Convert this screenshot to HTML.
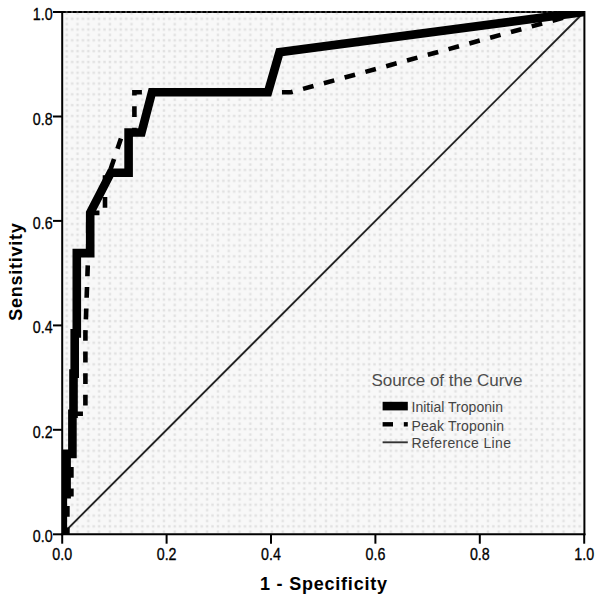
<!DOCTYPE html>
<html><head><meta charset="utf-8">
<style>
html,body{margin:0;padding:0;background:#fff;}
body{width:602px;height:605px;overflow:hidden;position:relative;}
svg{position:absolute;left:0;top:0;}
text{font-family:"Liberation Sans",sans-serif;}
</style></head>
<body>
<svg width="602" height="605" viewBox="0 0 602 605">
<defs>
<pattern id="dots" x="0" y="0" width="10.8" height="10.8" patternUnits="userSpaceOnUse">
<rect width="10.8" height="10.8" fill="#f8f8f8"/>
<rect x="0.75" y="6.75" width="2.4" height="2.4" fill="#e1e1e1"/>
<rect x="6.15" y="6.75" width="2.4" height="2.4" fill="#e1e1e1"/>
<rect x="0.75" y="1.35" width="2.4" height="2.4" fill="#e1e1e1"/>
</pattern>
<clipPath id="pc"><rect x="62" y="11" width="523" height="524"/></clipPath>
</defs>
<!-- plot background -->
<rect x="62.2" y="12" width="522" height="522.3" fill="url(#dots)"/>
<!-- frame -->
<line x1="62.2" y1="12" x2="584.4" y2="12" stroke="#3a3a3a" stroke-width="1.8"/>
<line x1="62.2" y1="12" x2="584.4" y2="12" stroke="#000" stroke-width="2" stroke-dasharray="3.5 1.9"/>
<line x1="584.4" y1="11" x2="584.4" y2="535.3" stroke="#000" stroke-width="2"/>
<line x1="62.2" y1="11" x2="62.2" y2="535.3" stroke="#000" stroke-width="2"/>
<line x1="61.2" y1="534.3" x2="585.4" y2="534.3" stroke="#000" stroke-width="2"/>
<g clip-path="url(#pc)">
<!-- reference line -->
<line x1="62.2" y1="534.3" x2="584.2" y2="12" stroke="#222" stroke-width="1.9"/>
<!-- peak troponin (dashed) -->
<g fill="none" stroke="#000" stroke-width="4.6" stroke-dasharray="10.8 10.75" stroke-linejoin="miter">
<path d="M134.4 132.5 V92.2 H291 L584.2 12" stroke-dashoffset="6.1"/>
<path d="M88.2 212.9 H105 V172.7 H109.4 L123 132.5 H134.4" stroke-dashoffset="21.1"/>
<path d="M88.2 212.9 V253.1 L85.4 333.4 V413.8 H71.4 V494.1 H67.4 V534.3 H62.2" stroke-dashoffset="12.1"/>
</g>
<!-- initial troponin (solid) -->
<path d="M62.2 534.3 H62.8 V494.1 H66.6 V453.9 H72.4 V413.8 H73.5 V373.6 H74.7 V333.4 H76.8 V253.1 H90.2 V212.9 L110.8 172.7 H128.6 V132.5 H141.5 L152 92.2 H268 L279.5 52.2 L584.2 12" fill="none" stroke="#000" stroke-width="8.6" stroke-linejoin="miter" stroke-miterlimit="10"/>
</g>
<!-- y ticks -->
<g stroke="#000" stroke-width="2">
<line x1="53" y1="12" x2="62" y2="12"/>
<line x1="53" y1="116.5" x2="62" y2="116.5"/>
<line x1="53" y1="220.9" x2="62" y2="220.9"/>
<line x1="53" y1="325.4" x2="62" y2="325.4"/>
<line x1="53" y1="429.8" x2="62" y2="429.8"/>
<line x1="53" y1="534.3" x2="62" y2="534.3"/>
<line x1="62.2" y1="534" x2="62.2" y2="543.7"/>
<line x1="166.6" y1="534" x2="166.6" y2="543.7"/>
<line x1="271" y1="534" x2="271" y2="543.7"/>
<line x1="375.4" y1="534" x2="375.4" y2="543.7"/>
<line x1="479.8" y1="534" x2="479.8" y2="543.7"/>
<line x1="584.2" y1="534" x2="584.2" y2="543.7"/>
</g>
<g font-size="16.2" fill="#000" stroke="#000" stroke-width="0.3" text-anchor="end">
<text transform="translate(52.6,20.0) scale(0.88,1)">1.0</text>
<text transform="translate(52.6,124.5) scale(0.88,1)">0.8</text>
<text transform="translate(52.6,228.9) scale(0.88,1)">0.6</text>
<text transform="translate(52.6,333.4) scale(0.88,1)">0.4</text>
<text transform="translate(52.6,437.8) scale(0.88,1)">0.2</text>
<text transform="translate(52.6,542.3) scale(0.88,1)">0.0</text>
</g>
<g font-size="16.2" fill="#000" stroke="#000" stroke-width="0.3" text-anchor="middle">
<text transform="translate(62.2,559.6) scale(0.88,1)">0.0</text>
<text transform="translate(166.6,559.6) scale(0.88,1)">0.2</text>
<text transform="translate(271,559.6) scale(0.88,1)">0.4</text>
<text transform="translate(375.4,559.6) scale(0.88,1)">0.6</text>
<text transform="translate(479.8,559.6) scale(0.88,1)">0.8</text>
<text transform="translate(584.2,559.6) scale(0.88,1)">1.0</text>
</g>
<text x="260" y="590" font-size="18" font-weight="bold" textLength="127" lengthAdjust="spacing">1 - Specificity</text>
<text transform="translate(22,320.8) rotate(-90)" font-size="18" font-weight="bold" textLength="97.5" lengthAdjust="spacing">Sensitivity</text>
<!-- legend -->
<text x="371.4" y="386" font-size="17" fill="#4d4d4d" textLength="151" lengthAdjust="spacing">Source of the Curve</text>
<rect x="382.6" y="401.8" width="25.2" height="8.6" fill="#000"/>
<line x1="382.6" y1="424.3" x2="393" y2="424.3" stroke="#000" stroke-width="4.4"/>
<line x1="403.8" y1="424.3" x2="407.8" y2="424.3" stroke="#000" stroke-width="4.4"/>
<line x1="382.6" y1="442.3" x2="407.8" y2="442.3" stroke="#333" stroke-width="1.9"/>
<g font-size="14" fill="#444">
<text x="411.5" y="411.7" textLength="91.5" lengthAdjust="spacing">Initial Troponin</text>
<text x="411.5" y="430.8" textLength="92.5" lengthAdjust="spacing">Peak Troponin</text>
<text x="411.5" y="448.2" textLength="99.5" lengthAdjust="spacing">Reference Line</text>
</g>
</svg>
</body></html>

■ **PROBLEM**
Write out again every line above exactly as given; the pictures do not belong in the copy.

■ **FINISHED TASK**
Convert this screenshot to HTML.
<!DOCTYPE html>
<html><head><meta charset="utf-8">
<style>
html,body{margin:0;padding:0;background:#fff;}
body{width:602px;height:605px;overflow:hidden;position:relative;}
svg{position:absolute;left:0;top:0;}
text{font-family:"Liberation Sans",sans-serif;}
</style></head>
<body>
<svg width="602" height="605" viewBox="0 0 602 605">
<defs>
<pattern id="dots" x="0" y="0" width="10.8" height="10.8" patternUnits="userSpaceOnUse">
<rect width="10.8" height="10.8" fill="#f8f8f8"/>
<rect x="0.75" y="6.75" width="2.4" height="2.4" fill="#e1e1e1"/>
<rect x="6.15" y="6.75" width="2.4" height="2.4" fill="#e1e1e1"/>
<rect x="0.75" y="1.35" width="2.4" height="2.4" fill="#e1e1e1"/>
</pattern>
<clipPath id="pc"><rect x="62" y="11" width="523" height="524"/></clipPath>
</defs>
<!-- plot background -->
<rect x="62.2" y="12" width="522" height="522.3" fill="url(#dots)"/>
<!-- frame -->
<line x1="62.2" y1="12" x2="584.4" y2="12" stroke="#3a3a3a" stroke-width="1.8"/>
<line x1="62.2" y1="12" x2="584.4" y2="12" stroke="#000" stroke-width="2" stroke-dasharray="3.5 1.9"/>
<line x1="584.4" y1="11" x2="584.4" y2="535.3" stroke="#000" stroke-width="2"/>
<line x1="62.2" y1="11" x2="62.2" y2="535.3" stroke="#000" stroke-width="2"/>
<line x1="61.2" y1="534.3" x2="585.4" y2="534.3" stroke="#000" stroke-width="2"/>
<g clip-path="url(#pc)">
<!-- reference line -->
<line x1="62.2" y1="534.3" x2="584.2" y2="12" stroke="#222" stroke-width="1.9"/>
<!-- peak troponin (dashed) -->
<g fill="none" stroke="#000" stroke-width="4.6" stroke-dasharray="10.8 10.75" stroke-linejoin="miter">
<path d="M134.4 132.5 V92.2 H291 L584.2 12" stroke-dashoffset="6.1"/>
<path d="M88.2 212.9 H105 V172.7 H109.4 L123 132.5 H134.4" stroke-dashoffset="21.1"/>
<path d="M88.2 212.9 V253.1 L85.4 333.4 V413.8 H71.4 V494.1 H67.4 V534.3 H62.2" stroke-dashoffset="12.1"/>
</g>
<!-- initial troponin (solid) -->
<path d="M62.2 534.3 H62.8 V494.1 H66.6 V453.9 H72.4 V413.8 H73.5 V373.6 H74.7 V333.4 H76.8 V253.1 H90.2 V212.9 L110.8 172.7 H128.6 V132.5 H141.5 L152 92.2 H268 L279.5 52.2 L584.2 12" fill="none" stroke="#000" stroke-width="8.6" stroke-linejoin="miter" stroke-miterlimit="10"/>
</g>
<!-- y ticks -->
<g stroke="#000" stroke-width="2">
<line x1="53" y1="12" x2="62" y2="12"/>
<line x1="53" y1="116.5" x2="62" y2="116.5"/>
<line x1="53" y1="220.9" x2="62" y2="220.9"/>
<line x1="53" y1="325.4" x2="62" y2="325.4"/>
<line x1="53" y1="429.8" x2="62" y2="429.8"/>
<line x1="53" y1="534.3" x2="62" y2="534.3"/>
<line x1="62.2" y1="534" x2="62.2" y2="543.7"/>
<line x1="166.6" y1="534" x2="166.6" y2="543.7"/>
<line x1="271" y1="534" x2="271" y2="543.7"/>
<line x1="375.4" y1="534" x2="375.4" y2="543.7"/>
<line x1="479.8" y1="534" x2="479.8" y2="543.7"/>
<line x1="584.2" y1="534" x2="584.2" y2="543.7"/>
</g>
<g font-size="16.2" fill="#000" stroke="#000" stroke-width="0.3" text-anchor="end">
<text transform="translate(52.6,20.0) scale(0.88,1)">1.0</text>
<text transform="translate(52.6,124.5) scale(0.88,1)">0.8</text>
<text transform="translate(52.6,228.9) scale(0.88,1)">0.6</text>
<text transform="translate(52.6,333.4) scale(0.88,1)">0.4</text>
<text transform="translate(52.6,437.8) scale(0.88,1)">0.2</text>
<text transform="translate(52.6,542.3) scale(0.88,1)">0.0</text>
</g>
<g font-size="16.2" fill="#000" stroke="#000" stroke-width="0.3" text-anchor="middle">
<text transform="translate(62.2,559.6) scale(0.88,1)">0.0</text>
<text transform="translate(166.6,559.6) scale(0.88,1)">0.2</text>
<text transform="translate(271,559.6) scale(0.88,1)">0.4</text>
<text transform="translate(375.4,559.6) scale(0.88,1)">0.6</text>
<text transform="translate(479.8,559.6) scale(0.88,1)">0.8</text>
<text transform="translate(584.2,559.6) scale(0.88,1)">1.0</text>
</g>
<text x="260" y="590" font-size="18" font-weight="bold" textLength="127" lengthAdjust="spacing">1 - Specificity</text>
<text transform="translate(22,320.8) rotate(-90)" font-size="18" font-weight="bold" textLength="97.5" lengthAdjust="spacing">Sensitivity</text>
<!-- legend -->
<text x="371.4" y="386" font-size="17" fill="#4d4d4d" textLength="151" lengthAdjust="spacing">Source of the Curve</text>
<rect x="382.6" y="401.8" width="25.2" height="8.6" fill="#000"/>
<line x1="382.6" y1="424.3" x2="393" y2="424.3" stroke="#000" stroke-width="4.4"/>
<line x1="403.8" y1="424.3" x2="407.8" y2="424.3" stroke="#000" stroke-width="4.4"/>
<line x1="382.6" y1="442.3" x2="407.8" y2="442.3" stroke="#333" stroke-width="1.9"/>
<g font-size="14" fill="#444">
<text x="411.5" y="411.7" textLength="91.5" lengthAdjust="spacing">Initial Troponin</text>
<text x="411.5" y="430.8" textLength="92.5" lengthAdjust="spacing">Peak Troponin</text>
<text x="411.5" y="448.2" textLength="99.5" lengthAdjust="spacing">Reference Line</text>
</g>
</svg>
</body></html>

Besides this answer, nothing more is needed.